Editioning is another behind-the-scenes mechanic that changed how Pop circulated. Prints are often sold in numbered editions, such as 50 or 250, sometimes with a few artist proofs set aside. The edition size affects scarcity, pricing, and prestige. Pop artists and their dealers understood that controlling editions could create a market while still allowing the image to spread. Paradoxically, an artwork could be “mass-produced” and still carefully rationed.

Then there is the complicated world of licensing and lawsuits. Pop drew heavily from photographs, comic panels, and brand imagery. Sometimes artists asked permission; often they didn’t. In the early days, the boundaries between homage, appropriation, and infringement were murky, and the law has continued to evolve. These disputes reveal how Pop sits at the intersection of art and commerce: it critiques advertising while borrowing its language, and it depends on recognizable images while challenging who owns them.

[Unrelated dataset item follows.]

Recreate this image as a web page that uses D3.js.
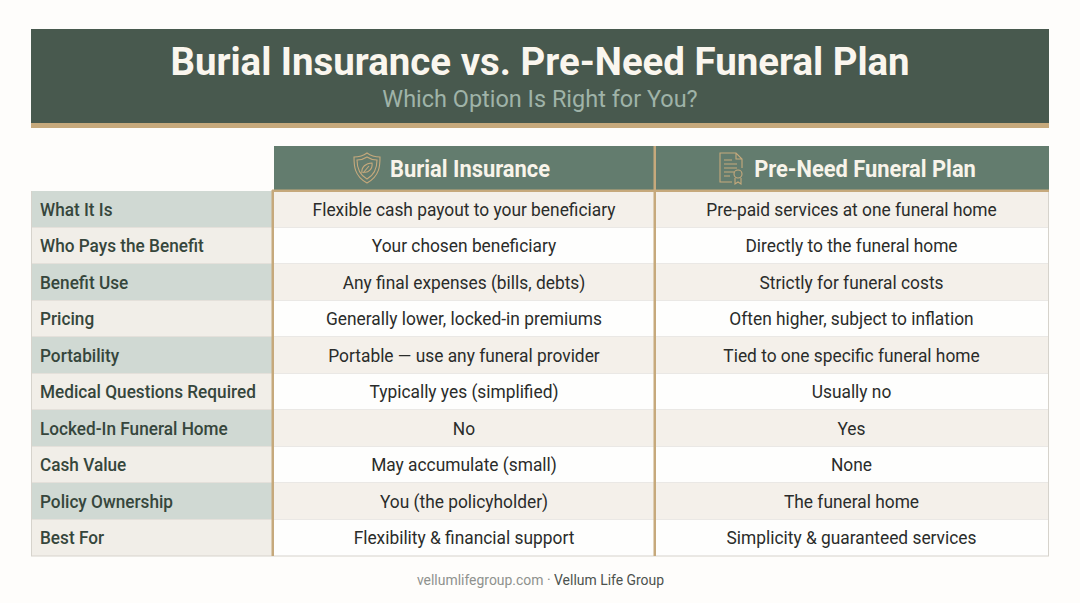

Materials mattered too. Acrylic paints, commercial enamels, pre-primed canvases, and industrial pigments helped achieve that clean, modern surface. Some artists preferred the look of mechanical perfection, while others liked the tension between slick color and human touch. Even choices like glossy versus matte ink could change the emotional temperature of an image, making it feel like a billboard, a magazine page, or a treasured icon.

Pop Art’s secrets are not just trivia; they explain why the work still feels current. The movement anticipated a world where images are endlessly replicated, slightly altered, and rapidly distributed. Behind every bold face and bright can is a chain of decisions about process, labor, and ownership, and that backstage drama is part of what makes Pop more than just a catchy look.